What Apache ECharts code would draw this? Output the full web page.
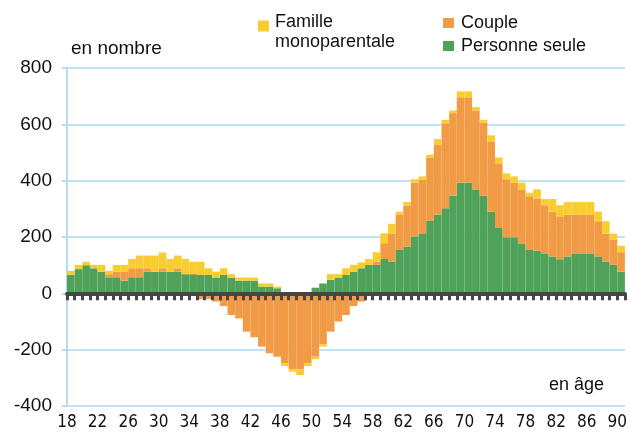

...

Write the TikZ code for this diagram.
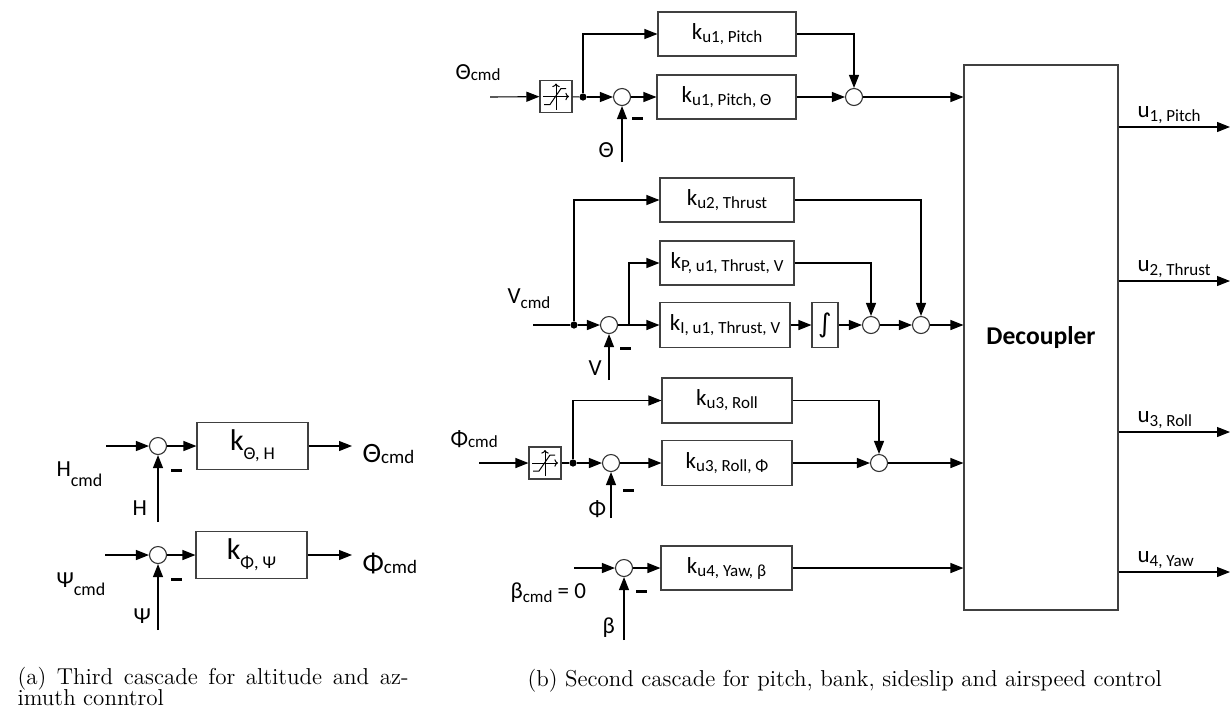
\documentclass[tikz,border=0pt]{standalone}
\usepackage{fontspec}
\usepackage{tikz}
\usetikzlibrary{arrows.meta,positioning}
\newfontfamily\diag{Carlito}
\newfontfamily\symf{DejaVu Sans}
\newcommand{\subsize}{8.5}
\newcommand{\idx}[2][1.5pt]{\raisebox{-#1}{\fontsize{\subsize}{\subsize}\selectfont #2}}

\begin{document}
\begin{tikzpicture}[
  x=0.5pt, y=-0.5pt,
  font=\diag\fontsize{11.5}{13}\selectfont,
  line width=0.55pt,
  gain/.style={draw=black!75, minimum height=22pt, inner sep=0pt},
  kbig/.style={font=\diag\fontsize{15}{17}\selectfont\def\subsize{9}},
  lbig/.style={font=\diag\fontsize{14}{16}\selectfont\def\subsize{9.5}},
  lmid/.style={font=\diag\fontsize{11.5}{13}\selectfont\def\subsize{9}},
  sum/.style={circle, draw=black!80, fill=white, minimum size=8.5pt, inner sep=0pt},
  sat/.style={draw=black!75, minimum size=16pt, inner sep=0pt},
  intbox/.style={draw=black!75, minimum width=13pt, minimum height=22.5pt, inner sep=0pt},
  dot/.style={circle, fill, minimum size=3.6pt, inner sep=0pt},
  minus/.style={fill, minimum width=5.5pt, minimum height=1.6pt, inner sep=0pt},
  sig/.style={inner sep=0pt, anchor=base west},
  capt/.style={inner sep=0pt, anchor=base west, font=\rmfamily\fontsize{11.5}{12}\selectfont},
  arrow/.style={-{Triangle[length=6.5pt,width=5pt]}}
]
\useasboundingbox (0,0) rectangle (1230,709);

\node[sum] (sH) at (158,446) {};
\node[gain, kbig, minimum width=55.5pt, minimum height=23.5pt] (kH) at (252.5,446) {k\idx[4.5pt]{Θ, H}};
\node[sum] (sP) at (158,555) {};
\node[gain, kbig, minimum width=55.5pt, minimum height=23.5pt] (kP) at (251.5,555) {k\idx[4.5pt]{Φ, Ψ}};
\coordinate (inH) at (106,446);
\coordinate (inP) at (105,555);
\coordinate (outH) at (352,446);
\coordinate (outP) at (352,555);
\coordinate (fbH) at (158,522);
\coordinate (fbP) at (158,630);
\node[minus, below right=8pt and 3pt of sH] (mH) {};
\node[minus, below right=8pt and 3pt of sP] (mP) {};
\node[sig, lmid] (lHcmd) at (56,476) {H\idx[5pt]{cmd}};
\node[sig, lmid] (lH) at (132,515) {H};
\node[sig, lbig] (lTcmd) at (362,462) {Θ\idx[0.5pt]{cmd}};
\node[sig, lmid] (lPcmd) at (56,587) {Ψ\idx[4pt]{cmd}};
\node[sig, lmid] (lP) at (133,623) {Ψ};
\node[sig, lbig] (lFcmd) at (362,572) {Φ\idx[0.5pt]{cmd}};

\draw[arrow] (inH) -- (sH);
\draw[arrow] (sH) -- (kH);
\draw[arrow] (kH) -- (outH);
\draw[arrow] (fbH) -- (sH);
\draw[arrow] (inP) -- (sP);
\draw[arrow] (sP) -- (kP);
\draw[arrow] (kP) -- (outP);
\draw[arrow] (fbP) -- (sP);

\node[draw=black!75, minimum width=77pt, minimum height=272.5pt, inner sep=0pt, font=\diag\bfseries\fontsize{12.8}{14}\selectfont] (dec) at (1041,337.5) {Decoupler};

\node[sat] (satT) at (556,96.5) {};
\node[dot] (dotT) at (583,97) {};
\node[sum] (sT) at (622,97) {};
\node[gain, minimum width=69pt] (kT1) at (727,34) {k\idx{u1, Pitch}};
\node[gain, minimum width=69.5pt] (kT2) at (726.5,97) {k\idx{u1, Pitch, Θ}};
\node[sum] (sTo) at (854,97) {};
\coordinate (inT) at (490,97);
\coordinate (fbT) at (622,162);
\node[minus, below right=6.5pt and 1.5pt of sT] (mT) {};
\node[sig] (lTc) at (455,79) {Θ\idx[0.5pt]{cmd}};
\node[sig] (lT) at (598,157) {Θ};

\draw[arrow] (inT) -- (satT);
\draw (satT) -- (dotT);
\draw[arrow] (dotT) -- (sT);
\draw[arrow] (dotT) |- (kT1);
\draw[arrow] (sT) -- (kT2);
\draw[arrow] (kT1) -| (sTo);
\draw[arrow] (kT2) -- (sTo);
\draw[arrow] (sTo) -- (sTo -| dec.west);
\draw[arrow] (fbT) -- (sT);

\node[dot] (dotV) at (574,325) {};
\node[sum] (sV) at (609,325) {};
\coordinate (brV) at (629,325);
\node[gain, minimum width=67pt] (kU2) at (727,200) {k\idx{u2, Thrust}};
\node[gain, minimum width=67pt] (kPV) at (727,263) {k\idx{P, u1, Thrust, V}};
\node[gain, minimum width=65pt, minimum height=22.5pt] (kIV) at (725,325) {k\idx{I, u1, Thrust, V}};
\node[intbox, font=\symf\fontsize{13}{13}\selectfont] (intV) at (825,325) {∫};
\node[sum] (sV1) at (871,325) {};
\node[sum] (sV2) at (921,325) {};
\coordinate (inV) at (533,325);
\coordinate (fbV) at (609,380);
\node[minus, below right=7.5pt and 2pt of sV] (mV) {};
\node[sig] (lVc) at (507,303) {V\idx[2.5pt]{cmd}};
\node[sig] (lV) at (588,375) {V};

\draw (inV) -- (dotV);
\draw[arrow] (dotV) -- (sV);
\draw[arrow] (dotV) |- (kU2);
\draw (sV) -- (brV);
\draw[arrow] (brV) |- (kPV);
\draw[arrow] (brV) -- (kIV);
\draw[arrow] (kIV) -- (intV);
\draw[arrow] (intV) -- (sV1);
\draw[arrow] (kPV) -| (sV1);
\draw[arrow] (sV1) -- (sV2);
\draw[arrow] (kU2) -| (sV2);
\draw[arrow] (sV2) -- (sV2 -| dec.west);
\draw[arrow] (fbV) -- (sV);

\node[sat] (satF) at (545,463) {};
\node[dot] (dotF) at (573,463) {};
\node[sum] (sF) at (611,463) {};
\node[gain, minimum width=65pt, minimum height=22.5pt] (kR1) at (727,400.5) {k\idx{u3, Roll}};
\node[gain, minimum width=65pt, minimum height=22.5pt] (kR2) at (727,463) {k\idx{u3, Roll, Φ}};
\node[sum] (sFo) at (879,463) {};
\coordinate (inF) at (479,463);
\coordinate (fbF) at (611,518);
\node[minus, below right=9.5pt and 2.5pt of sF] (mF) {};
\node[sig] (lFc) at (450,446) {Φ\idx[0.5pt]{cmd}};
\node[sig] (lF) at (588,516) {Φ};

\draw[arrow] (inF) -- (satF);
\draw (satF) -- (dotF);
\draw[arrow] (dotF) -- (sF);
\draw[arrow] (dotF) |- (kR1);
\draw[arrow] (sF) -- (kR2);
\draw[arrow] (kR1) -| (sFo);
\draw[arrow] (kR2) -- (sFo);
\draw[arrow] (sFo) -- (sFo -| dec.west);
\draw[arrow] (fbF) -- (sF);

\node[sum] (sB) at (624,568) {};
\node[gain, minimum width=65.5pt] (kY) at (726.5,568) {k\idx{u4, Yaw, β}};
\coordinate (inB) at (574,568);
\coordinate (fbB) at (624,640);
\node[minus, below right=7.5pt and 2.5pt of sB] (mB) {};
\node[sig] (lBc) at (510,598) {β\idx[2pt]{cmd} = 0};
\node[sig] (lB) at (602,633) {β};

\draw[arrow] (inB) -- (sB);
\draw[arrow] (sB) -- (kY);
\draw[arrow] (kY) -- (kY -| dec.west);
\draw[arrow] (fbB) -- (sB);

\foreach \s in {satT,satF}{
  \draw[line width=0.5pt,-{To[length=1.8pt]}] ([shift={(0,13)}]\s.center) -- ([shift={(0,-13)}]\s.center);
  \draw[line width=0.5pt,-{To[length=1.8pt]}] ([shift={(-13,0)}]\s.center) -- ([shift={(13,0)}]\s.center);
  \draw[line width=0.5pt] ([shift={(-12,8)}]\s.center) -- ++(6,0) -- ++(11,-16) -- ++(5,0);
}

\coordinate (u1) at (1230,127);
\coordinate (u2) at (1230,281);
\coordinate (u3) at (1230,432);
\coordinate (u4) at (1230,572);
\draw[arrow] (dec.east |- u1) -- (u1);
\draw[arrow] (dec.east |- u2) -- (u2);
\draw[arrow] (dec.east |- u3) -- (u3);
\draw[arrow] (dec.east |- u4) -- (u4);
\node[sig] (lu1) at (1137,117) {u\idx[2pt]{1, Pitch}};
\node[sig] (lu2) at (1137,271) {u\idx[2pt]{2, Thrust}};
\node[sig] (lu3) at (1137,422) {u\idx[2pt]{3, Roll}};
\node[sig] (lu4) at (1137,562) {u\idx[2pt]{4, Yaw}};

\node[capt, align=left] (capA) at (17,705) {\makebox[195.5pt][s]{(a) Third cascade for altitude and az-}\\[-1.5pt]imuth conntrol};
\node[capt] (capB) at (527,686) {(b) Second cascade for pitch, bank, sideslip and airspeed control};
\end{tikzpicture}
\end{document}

--

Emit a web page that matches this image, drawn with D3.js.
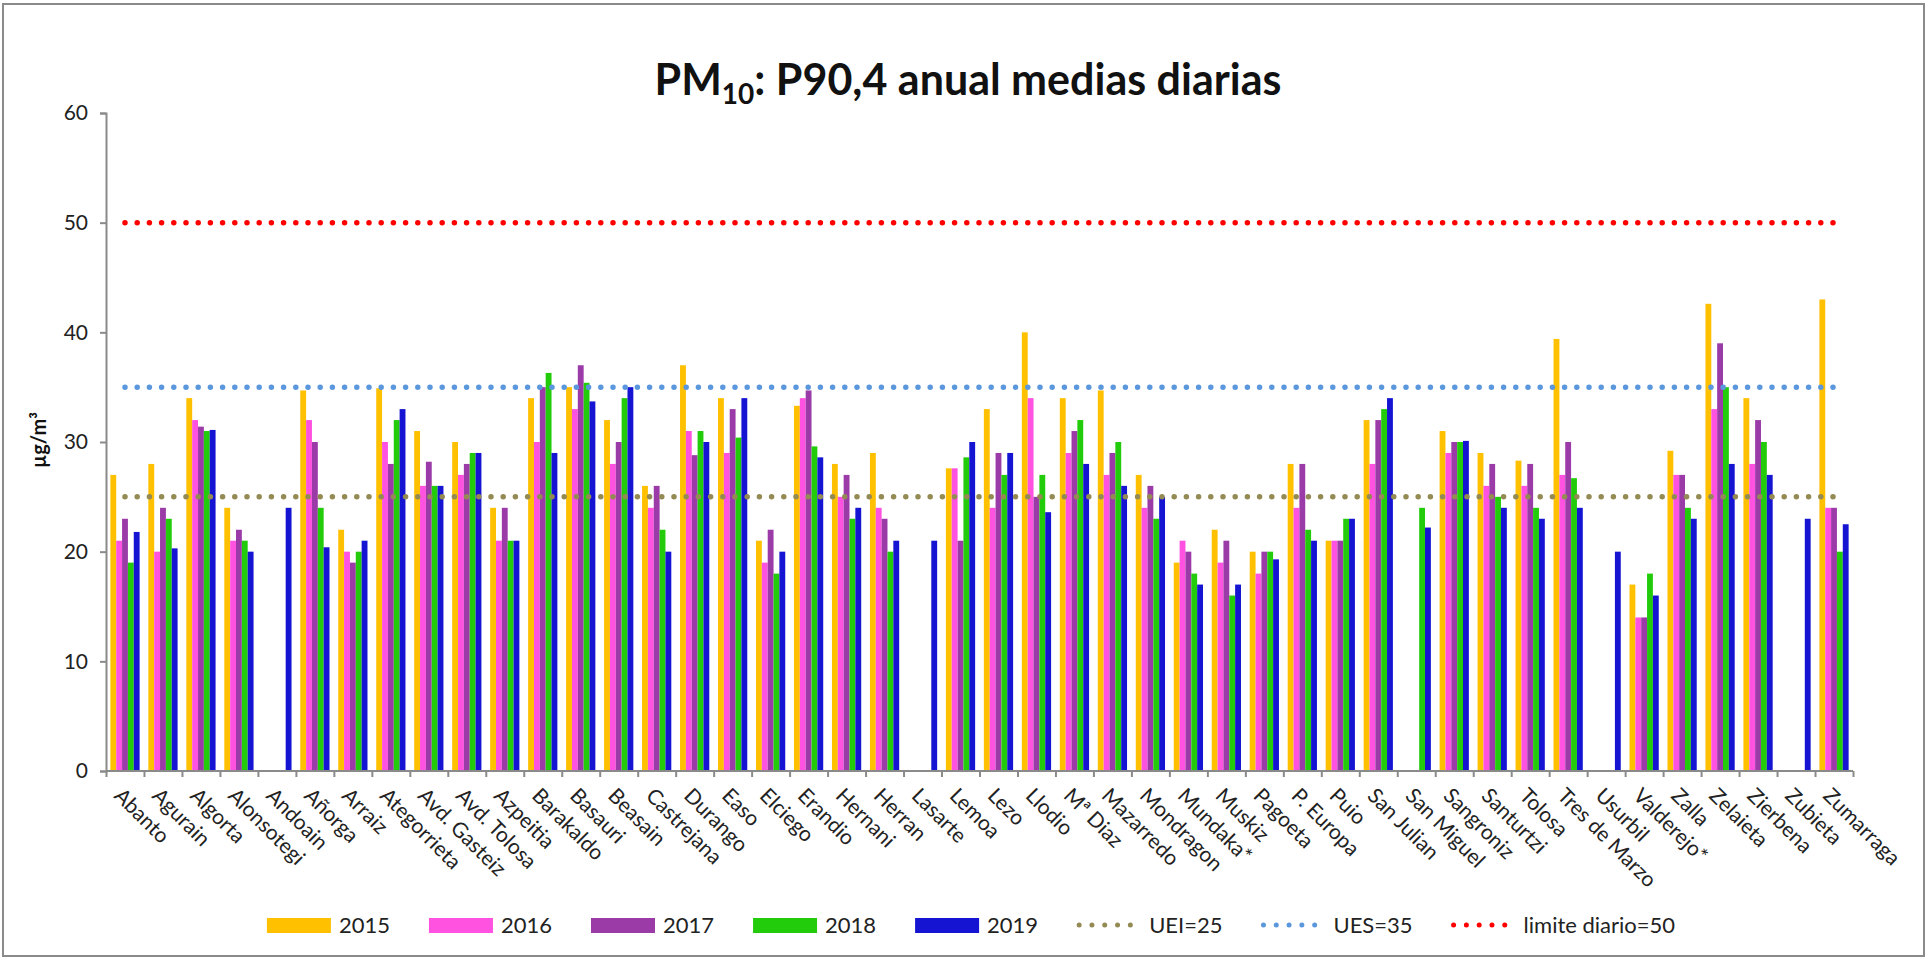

[Work instructions]
Make an exact copy of the lines from the one that contains "Write the TikZ code for this diagram." through the one that contains "(0,0) rectangle (1230,709);", both included, and no other lines. Pictures are skipped.

[Exercise output]
Write the TikZ code for this diagram.
\documentclass[tikz,border=0pt]{standalone}
\usepackage{fontspec}
\usepackage{tikz}
\usetikzlibrary{arrows.meta,positioning}
\newfontfamily\diag{Carlito}
\newfontfamily\symf{DejaVu Sans}
\newcommand{\subsize}{8.5}
\newcommand{\idx}[2][1.5pt]{\raisebox{-#1}{\fontsize{\subsize}{\subsize}\selectfont #2}}

\begin{document}
\begin{tikzpicture}[
  x=0.5pt, y=-0.5pt,
  font=\diag\fontsize{11.5}{13}\selectfont,
  line width=0.55pt,
  gain/.style={draw=black!75, minimum height=22pt, inner sep=0pt},
  kbig/.style={font=\diag\fontsize{15}{17}\selectfont\def\subsize{9}},
  lbig/.style={font=\diag\fontsize{14}{16}\selectfont\def\subsize{9.5}},
  lmid/.style={font=\diag\fontsize{11.5}{13}\selectfont\def\subsize{9}},
  sum/.style={circle, draw=black!80, fill=white, minimum size=8.5pt, inner sep=0pt},
  sat/.style={draw=black!75, minimum size=16pt, inner sep=0pt},
  intbox/.style={draw=black!75, minimum width=13pt, minimum height=22.5pt, inner sep=0pt},
  dot/.style={circle, fill, minimum size=3.6pt, inner sep=0pt},
  minus/.style={fill, minimum width=5.5pt, minimum height=1.6pt, inner sep=0pt},
  sig/.style={inner sep=0pt, anchor=base west},
  capt/.style={inner sep=0pt, anchor=base west, font=\rmfamily\fontsize{11.5}{12}\selectfont},
  arrow/.style={-{Triangle[length=6.5pt,width=5pt]}}
]
\useasboundingbox (0,0) rectangle (1230,709);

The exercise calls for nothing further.